The work went on slowly, with more than three years of drilling necessary.
While Yo tunnelled, Oy was moving almost as slowly through other parts of the Archipelago. He went to several islands, but either could not find a subject that engaged his interest or stimulated his imagination, or he had to move on when local people recognized him.
He managed to complete some pieces successfully. He went to the island of Foort, a dry, rocky island, which initially he thought uninspiring, but he was able to go ashore, find somewhere to stay and then to move around freely. Either they did not recognize his face or name or reputation on Foort, or they did not care.
On one of his travels around Foort he went to the low eastern end of the island, where the coastline was defended by ranges of huge sand dunes. The sharp contrast between the deep blue sky, the ultramarine of the sea and the dark dampness of the creeping sands at low tide captivated him immediately. For a week he returned daily to the dunes and sweltered under the relentless sun, clambering across their shifting heights, blinded by the dazzle of the sun, scorched by the dry exposed sand and its coarse grasses.
He went to work. He had never liked a hot climate so he planned to work swiftly, make a minor installation that would require only a few assistants.

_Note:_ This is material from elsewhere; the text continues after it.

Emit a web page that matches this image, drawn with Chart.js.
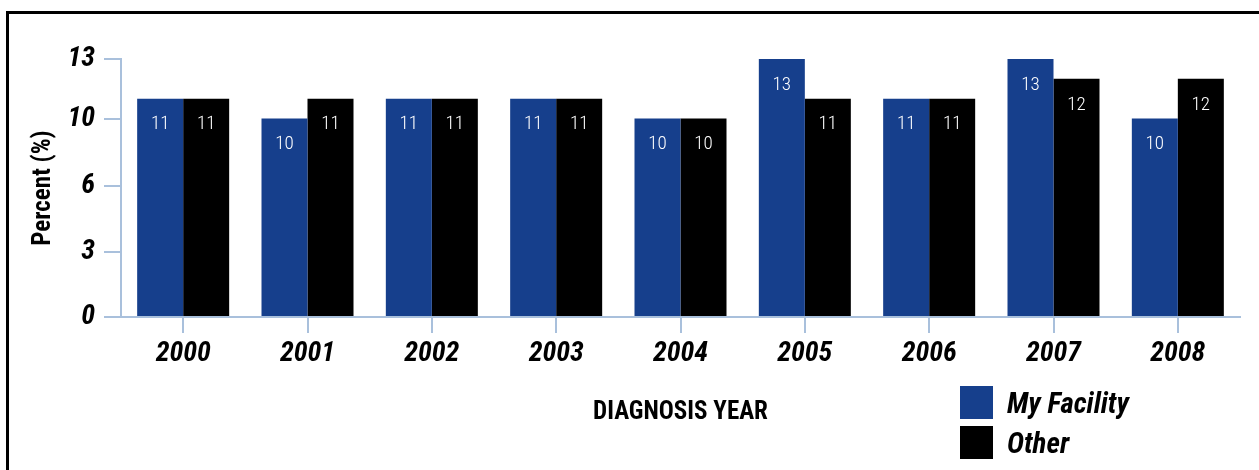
<!DOCTYPE html>
<html>
<head>
<meta charset="utf-8">
<script src="https://cdn.jsdelivr.net/npm/chart.js@4.4.1/dist/chart.umd.min.js"></script>
<style>
  html, body { margin: 0; padding: 0; background: #fff; overflow: hidden; }
  #wrap { position: relative; width: 1259px; height: 470px; }
  #frame { position: absolute; left: 6px; top: 11px; width: 1300px; height: 500px;
           border-top: 3px solid #000; border-left: 3px solid #000; pointer-events: none; }
  canvas { position: absolute; left: 0; top: 0; }
</style>
</head>
<body>
<div id="wrap">
  <canvas id="c" width="1259" height="470"></canvas>
  <div id="frame"></div>
</div>
<script>
// Diagnosis years and the share (%) for each facility group
const years = ['2000', '2001', '2002', '2003', '2004', '2005', '2006', '2007', '2008'];
const myFacility = [11, 10, 11, 11, 10, 13, 11, 13, 10];
const other = [11, 11, 11, 11, 10, 11, 11, 12, 12];
// Y-axis tick positions and the rounded labels printed beside them
const yTickValues = [0, 3.3, 6.6, 10, 13];
const yTickLabels = ['0', '3', '6', '10', '13'];

const BLUE = '#163f8c';
const AXIS = '#a9c0dc';
const NARROW = '"Roboto Condensed", "Liberation Sans Narrow", sans-serif';

// White value labels inside the top of each bar
const barValues = {
  id: 'barValues',
  afterDatasetsDraw(chart) {
    const ctx = chart.ctx;
    ctx.save();
    ctx.fillStyle = '#fff';
    ctx.font = '300 19px ' + NARROW;
    ctx.textAlign = 'center';
    ctx.textBaseline = 'middle';
    chart.data.datasets.forEach((ds, di) => {
      chart.getDatasetMeta(di).data.forEach((bar, i) => {
        ctx.fillText(String(ds.data[i]), bar.x, bar.y + 26);
      });
    });
    ctx.restore();
  }
};

// Legend with square swatches, stacked below the right end of the axis
const squareLegend = {
  id: 'squareLegend',
  afterDraw(chart) {
    const ctx = chart.ctx;
    const area = chart.chartArea;
    const x0 = area.right - 280;
    let y = area.bottom + 69;
    ctx.save();
    ctx.font = 'italic bold 29px ' + NARROW;
    ctx.textBaseline = 'middle';
    ctx.textAlign = 'left';
    chart.data.datasets.forEach(ds => {
      ctx.fillStyle = ds.backgroundColor;
      ctx.fillRect(x0, y, 33, 33);
      ctx.fillStyle = '#000';
      ctx.fillText(ds.label, x0 + 47, y + 20);
      y += 40;
    });
    ctx.restore();
  }
};

new Chart(document.getElementById('c'), {
  type: 'bar',
  data: {
    labels: years,
    datasets: [
      { label: 'My Facility', data: myFacility, backgroundColor: BLUE },
      { label: 'Other', data: other, backgroundColor: '#000000' }
    ]
  },
  options: {
    responsive: false,
    animation: false,
    devicePixelRatio: 1,
    layout: { padding: { top: 59, right: 19, left: 0, bottom: 0 } },
    datasets: { bar: { barPercentage: 1.0, categoryPercentage: 0.74 } },
    plugins: { legend: { display: false }, tooltip: { enabled: false } },
    scales: {
      x: {
        offset: true,
        afterFit(scale) { scale.height = 153; },
        grid: { offset: false, drawOnChartArea: false, drawTicks: true, tickLength: 16, color: AXIS, lineWidth: 2 },
        border: { color: AXIS, width: 2 },
        ticks: { color: '#000', padding: 4, font: { family: NARROW, size: 28, style: 'italic', weight: 'bold' } },
        title: {
          display: true, text: 'DIAGNOSIS YEAR', color: '#000',
          font: { family: NARROW, size: 25, weight: 'bold' },
          padding: { top: 0, bottom: 42 }
        }
      },
      y: {
        min: 0, max: 13,
        afterFit(scale) { scale.width = 121; },
        afterBuildTicks(scale) {
          scale.ticks = yTickValues.map(v => ({ value: v }));
        },
        grid: { drawOnChartArea: false, drawTicks: true, tickLength: 17, color: AXIS, lineWidth: 2 },
        border: { color: AXIS, width: 2 },
        ticks: {
          color: '#000', padding: 9,
          font: { family: NARROW, size: 28, style: 'italic', weight: 'bold' },
          callback: (v, i) => yTickLabels[i]
        },
        title: {
          display: true, text: 'Percent (%)', color: '#000',
          font: { family: NARROW, size: 25, weight: 'bold' },
          padding: { top: 29, bottom: 0 }
        }
      }
    }
  },
  plugins: [barValues, squareLegend]
});
</script>
</body>
</html>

The first stage was to excavate and remove one of the existing dunes to make room for one of his own. The vast amount of sand and gravel that had to be shifted was distributed as unobtrusively as possible amongst other dunes. With a patch of rocky base finally exposed, Oy’s artisans drilled solid foundations, then built and raised the wooden framework of the new dune. The timber Oy was using had to be specially imported from another island, and every exposed part of the wood was treated with fungicide and several coats of insecticide.

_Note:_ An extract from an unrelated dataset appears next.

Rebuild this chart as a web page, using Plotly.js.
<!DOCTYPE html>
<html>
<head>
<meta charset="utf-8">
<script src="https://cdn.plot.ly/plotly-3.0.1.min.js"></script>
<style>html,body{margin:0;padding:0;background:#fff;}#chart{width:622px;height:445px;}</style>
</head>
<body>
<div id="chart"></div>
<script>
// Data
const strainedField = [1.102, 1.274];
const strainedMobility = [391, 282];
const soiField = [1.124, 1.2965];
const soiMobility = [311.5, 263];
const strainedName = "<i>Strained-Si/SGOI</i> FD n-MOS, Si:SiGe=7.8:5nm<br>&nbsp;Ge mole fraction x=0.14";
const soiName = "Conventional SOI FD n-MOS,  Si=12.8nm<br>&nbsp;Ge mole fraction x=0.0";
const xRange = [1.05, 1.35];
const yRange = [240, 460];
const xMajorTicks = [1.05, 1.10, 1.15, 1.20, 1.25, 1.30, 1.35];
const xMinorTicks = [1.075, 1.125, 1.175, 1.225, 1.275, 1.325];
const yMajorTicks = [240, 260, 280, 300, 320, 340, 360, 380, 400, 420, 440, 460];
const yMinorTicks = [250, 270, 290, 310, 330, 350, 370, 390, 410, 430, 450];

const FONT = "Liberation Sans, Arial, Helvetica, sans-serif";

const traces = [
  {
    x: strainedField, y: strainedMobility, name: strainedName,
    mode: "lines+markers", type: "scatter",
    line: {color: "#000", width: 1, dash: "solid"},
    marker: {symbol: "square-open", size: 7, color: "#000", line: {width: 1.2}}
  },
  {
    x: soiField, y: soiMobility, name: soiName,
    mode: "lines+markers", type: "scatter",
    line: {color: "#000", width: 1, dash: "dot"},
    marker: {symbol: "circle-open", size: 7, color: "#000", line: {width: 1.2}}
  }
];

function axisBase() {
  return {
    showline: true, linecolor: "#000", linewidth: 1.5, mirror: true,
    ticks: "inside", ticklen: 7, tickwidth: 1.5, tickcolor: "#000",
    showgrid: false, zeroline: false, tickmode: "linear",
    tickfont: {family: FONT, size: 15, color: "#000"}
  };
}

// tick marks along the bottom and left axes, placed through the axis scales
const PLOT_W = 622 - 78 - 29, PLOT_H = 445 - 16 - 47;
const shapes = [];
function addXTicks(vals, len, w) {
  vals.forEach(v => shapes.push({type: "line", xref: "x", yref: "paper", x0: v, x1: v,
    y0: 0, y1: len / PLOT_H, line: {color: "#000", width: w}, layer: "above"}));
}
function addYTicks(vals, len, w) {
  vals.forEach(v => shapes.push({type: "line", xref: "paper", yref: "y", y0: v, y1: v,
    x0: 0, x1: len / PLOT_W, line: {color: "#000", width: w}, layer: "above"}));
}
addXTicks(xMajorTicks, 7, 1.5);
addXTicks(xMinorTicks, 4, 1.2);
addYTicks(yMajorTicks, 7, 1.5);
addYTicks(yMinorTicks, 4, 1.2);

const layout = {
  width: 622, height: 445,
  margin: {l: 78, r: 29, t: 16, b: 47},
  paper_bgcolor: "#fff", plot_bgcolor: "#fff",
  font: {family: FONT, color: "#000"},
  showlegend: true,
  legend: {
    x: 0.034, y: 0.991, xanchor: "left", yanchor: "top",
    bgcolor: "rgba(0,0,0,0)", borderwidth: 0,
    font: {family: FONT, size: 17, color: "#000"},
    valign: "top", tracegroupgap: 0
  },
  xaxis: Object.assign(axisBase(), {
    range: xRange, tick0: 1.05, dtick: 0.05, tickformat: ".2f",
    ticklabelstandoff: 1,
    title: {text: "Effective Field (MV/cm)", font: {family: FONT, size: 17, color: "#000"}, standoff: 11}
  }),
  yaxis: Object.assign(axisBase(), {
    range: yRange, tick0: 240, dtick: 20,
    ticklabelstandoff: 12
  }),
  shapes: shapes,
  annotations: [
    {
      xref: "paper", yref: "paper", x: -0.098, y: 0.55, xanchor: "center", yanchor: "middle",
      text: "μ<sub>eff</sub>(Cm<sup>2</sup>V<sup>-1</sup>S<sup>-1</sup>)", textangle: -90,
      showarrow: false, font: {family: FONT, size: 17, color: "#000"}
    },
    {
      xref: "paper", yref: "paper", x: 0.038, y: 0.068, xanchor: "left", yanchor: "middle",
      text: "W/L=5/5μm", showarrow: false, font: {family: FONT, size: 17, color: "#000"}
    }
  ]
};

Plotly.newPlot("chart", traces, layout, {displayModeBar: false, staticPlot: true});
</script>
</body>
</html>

The outer integument was moulded from the toughest kind of plasticized sheeting, guaranteed by its manufacturer to be almost indestructible. Oy tested it with fire, rifle bullets and diamond-bit scalpels, and only the last managed to break through the tough fabric.
The false dune was then coated with sandlike carbonized fragments, pigmented to appear identical to the real dunes all around.
When the artisans had been paid off, Oy settled down alone to the intricate work of setting and adjusting the electronics. Firstly, the dune had to be sand repellent. The wind always blew, and the sand around the installation was constantly drifting. He did not want real sand on his dune, so he devised a mineral loose-body repellent which temporarily polarized and repelled any grains that came close to the integument.
On the windier days his dune was surrounded by a whirling cloud of polarized quartz crystals, shot up into a funnel of stinging sand.